Rhizome is located at 6950 Maple St NW DC, two blocks from the Takoma metro station (red line).
Tickets are $10 in advance and $12 at the door. Kids free.
Shodekeh is a professional beat boxer and vocal percussionist who has been performing and honing his craft since age nine.
By channeling the aural concepts of various instruments and soundscapes, he’s able to vocalize the many dynamic emulations of everything from drum sets, synthesizers, turntables, congas, horns and bass guitars to ocean waves, sleigh bells, crickets and helicopters. His keen musical ability and adaptability have enabled him to collaborate with artists across many genres (including music, dance, visual art), from different cultural traditions, and in an array of creative settings.
Shodekeh is the founding director of “Embody, A Music Series of the Vocal Arts,” which strives for artistic and cultural unity through the many vocal traditions from the world from opera, throat singing, to beat boxing.
He currently serves as faculty/musical accompanist at Towson University’s Department of Dance and at Duke University’s American Dance Festival. Over the years Shodekeh has completed a number of musical commissions including “Witness” with VTDance at the Kennedy Center, “Fuse Muse” with percussionists Brian Prechtl and Barry Dove of the Baltimore Symphony Orchestra, and “Transformations: New Directions in Black Art,” performed at 2009 conference of African American Arts presented by the Maryland Institute College of Art and Harvard University.
In addition he has performed at The Conference on World Affairs at The University of Colorado, and has opened for former President Bill Clinton at an official State of Maryland event with the Coppin State University Choir.

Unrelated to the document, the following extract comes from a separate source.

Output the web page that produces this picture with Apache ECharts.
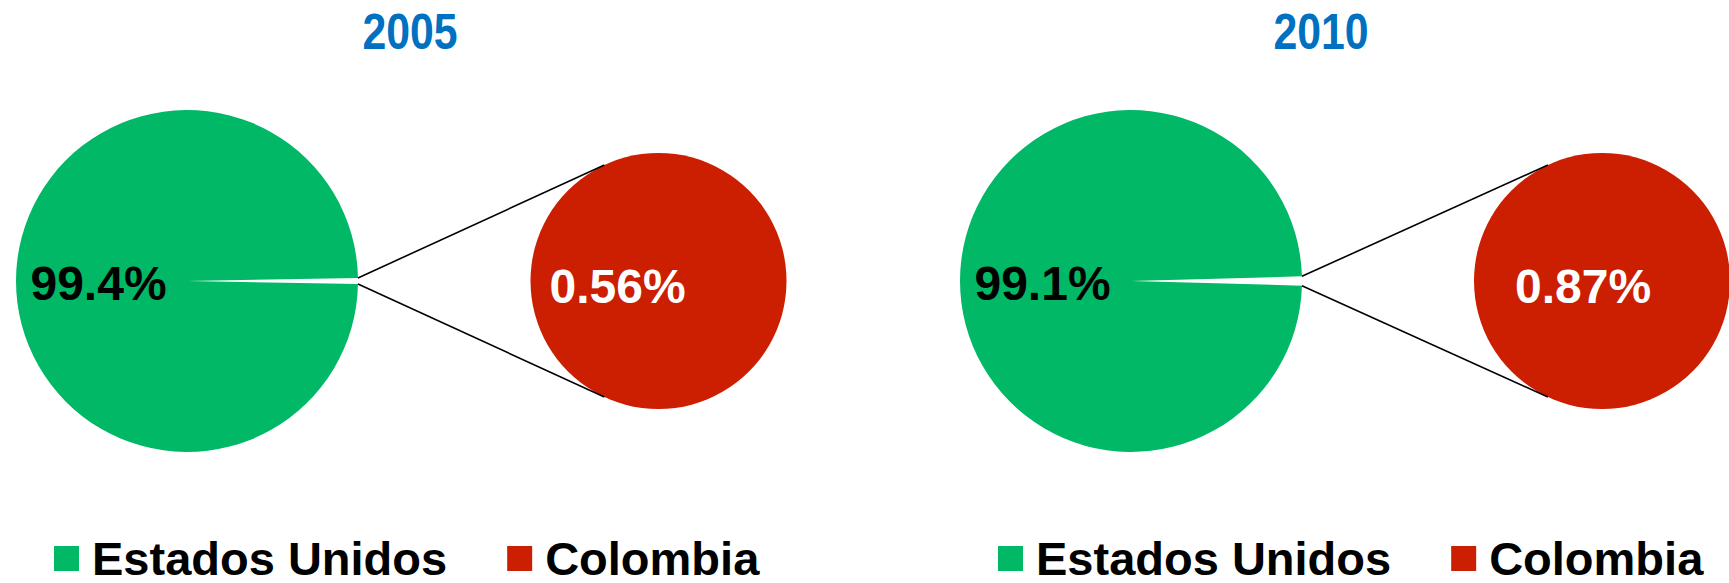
<!DOCTYPE html>
<html>
<head>
<meta charset="utf-8">
<script src="https://cdn.jsdelivr.net/npm/echarts@6/dist/echarts.min.js"></script>
<style>
html,body{margin:0;padding:0;background:#ffffff;}
#c{width:1729px;height:583px;}
</style>
</head>
<body>
<div id="c"></div>
<script>
// ---- data ----
const years = ['2005', '2010'];
const categories = ['Estados Unidos', 'Colombia'];
const usShare = [99.4, 99.1];
const colShare = [0.56, 0.87];

// ---- style / layout ----
const GREEN = '#00B865', RED = '#CC1E00', BLUE = '#0070C0';
const FONT = "'Liberation Sans', Arial, Helvetica, sans-serif";
const BIG_R = 171, SMALL_R = 128;
const TANGENT_DEG = 115;
const TITLE_Y = 32, TITLE_SCALE_X = 0.856;
const panels = [
  { bigCenter: [187, 281], smallCenter: [658.5, 281], titleX: 410, legendLeft: 54, smallLabelOffset: [-41, 5] },
  { bigCenter: [1131, 281], smallCenter: [1602, 281], titleX: 1321, legendLeft: 998, smallLabelOffset: [-19, 5] }
];

const chart = echarts.init(document.getElementById('c'), null, { renderer: 'svg' });

const series = [];
panels.forEach((p, i) => {
  const half = colShare[i] / (colShare[i] + usShare[i]) * 360 / 2;
  series.push({
    type: 'pie', center: p.bigCenter, radius: BIG_R, startAngle: half, clockwise: true,
    silent: true, animation: false, avoidLabelOverlap: false,
    labelLine: { show: false }, itemStyle: { borderWidth: 0 }, emphasis: { disabled: true },
    label: { show: false },
    data: [
      { name: categories[1], value: colShare[i], itemStyle: { color: '#ffffff' }, label: { show: false } },
      { name: categories[0], value: usShare[i], itemStyle: { color: GREEN },
        label: { show: true, position: 'inside', formatter: '{c}%', color: '#000000',
                 fontSize: 48, fontWeight: 'bold', fontFamily: FONT, offset: [0, 2] } }
    ]
  });
  series.push({
    type: 'pie', center: p.smallCenter, radius: SMALL_R, startAngle: 0, clockwise: true,
    silent: true, animation: false, avoidLabelOverlap: false,
    labelLine: { show: false }, itemStyle: { borderWidth: 0 }, emphasis: { disabled: true },
    label: { show: true, position: 'center', formatter: '{c}%', color: '#ffffff',
             fontSize: 48, fontWeight: 'bold', fontFamily: FONT, offset: p.smallLabelOffset },
    data: [ { name: categories[1], value: colShare[i], itemStyle: { color: RED } } ]
  });
});

const option = {
  backgroundColor: '#ffffff',
  animation: false,
  legend: panels.map((p) => ({
    left: p.legendLeft, top: 535, padding: 0, orient: 'horizontal', icon: 'rect',
    itemWidth: 25, itemHeight: 25, itemGap: 60, selectedMode: false,
    data: [
      { name: categories[0], itemStyle: { color: GREEN } },
      { name: categories[1], itemStyle: { color: RED } }
    ],
    textStyle: { fontSize: 47, fontWeight: 'bold', color: '#000000', fontFamily: FONT, padding: [0, 0, 0, 8] }
  })),
  series: series
};
chart.setOption(option);

// titles (condensed, as in the reference) and connector lines derived from the pie layouts
function overlays() {
  const els = [];
  panels.forEach((p, i) => {
    els.push({ type: 'text', x: p.titleX, y: TITLE_Y, scaleX: TITLE_SCALE_X, silent: true, z: 100,
      style: { text: years[i], fill: BLUE, fontSize: 50, fontWeight: 'bold', fontFamily: FONT,
               align: 'center', verticalAlign: 'middle' } });
  });
  let model = null;
  try { model = chart.getModel(); } catch (e) {}
  panels.forEach((p, i) => {
    let big = null, small = null;
    try {
      big = model.getSeriesByIndex(2 * i).getData().getItemLayout(0);
      small = model.getSeriesByIndex(2 * i + 1).getData().getItemLayout(0);
    } catch (e) {}
    if (!big || big.cx == null) {
      const half = colShare[i] / (colShare[i] + usShare[i]) * Math.PI;
      big = { cx: p.bigCenter[0], cy: p.bigCenter[1], r: BIG_R, startAngle: -half, endAngle: half };
    }
    if (!small || small.cx == null) {
      small = { cx: p.smallCenter[0], cy: p.smallCenter[1], r: SMALL_R };
    }
    const a = [big.startAngle, big.endAngle].map(t => [big.cx + big.r * Math.cos(t), big.cy + big.r * Math.sin(t)]);
    a.sort((u, v) => u[1] - v[1]);
    const t = TANGENT_DEG * Math.PI / 180;
    const qU = [small.cx + small.r * Math.cos(-t), small.cy + small.r * Math.sin(-t)];
    const qL = [small.cx + small.r * Math.cos(t), small.cy + small.r * Math.sin(t)];
    [[a[0], qU], [a[1], qL]].forEach(seg => {
      els.push({ type: 'line', z: 100, silent: true,
        shape: { x1: seg[0][0], y1: seg[0][1], x2: seg[1][0], y2: seg[1][1] },
        style: { stroke: '#000000', lineWidth: 1.6 } });
    });
  });
  chart.setOption({ graphic: els });
}
overlays();
</script>
</body>
</html>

More than a Drum is poet Dine Watson and drummer Abasi Johnson.
Bernadine (Dine) Watson began writing plays and poems at 12 years old and for many years made a living writing about social policy issues. A native Philadelphian, Dine has performed her poetry in numerous venues in Philadelphia and the Washington, DC area. In 2015, three of her poems were selected for inclusion in the Painted Bride Art Center’s Re-Place-ing Philadelphia project. Her poem "Annie" won the 2001 Philadelphia Celebration of Writing award for poetry. Dine also continues to write on key social issues and has been published in the Washington Post’s She the People blog and Health and Science section. She is a member of Writing the Body, a poetry workshop in Takoma Park, MD and teaches poetry at Arts For Our Children in Washington, DC.
G.H. Abasi Johnson is the founder of More Than a Drum, which merged with Young Women's Drumming Empowerment Project in 2009. He is an integral part of the YWDEP family. For over 40 years Abasi has been an arts innovator, professional percussionist and percussion teacher and he’s taught at The Levine School of Music and The New Sewell Music Conservatory. His passion for percussion arts inspired him to create MTAD in 1997 as a DC-based 501(c) (3) organization to further the art of percussion music and he’s also the creator and artistic director of Freedom Drum Suite, a performing percussion group. Abasi has performed with numerous artists including the late Babatunde Olantunji and Baba Ngoma, performed with a host of dance companies, in theatre productions and with performance poets in a wide variety of venues including colleges and universities. He commissioned a musical work for The Dance Institute of Washington, Spirit of Kwanzaa -- performed at the Kennedy Center for the Performing Arts, conducted Arts in Education workshops at the Corcoran School of Art and is a percussionist for Alvin Ailey Dance Company. He is a member of the reggae band, Black Sheep, eight time winners of the Washington Area Music Association’s WAMMIE Award for best reggae group and the recipient of a D.C. Arts and Humanities Commission Grant.
Luke Stewart is an accomplished D.C.-based experimental music impresario and multi-instrumentalist. He ran Union Arts, a DIY arts space on New York Avenue NE, and is one half of the brains behind CapitalBop, a local jazz blog and show promoter. He plays bass in the James Brandon Lewis Trio, Heroes are Gang Leaders (with saxophonist James Brandon Lewis and poet Thomas Sayres Ellis), Irreversible Entanglements (with saxophonist Keir Neuringer, vocalist Camae Ayewa, and others), and Trio OOO (with drummer Sam Lohman and saxophonist Aaron Martin), to name but a few of his many collaborations.
Yahya Abdul-Majid has been tenor saxophonist for the Sun Ra Arkestra since 1980.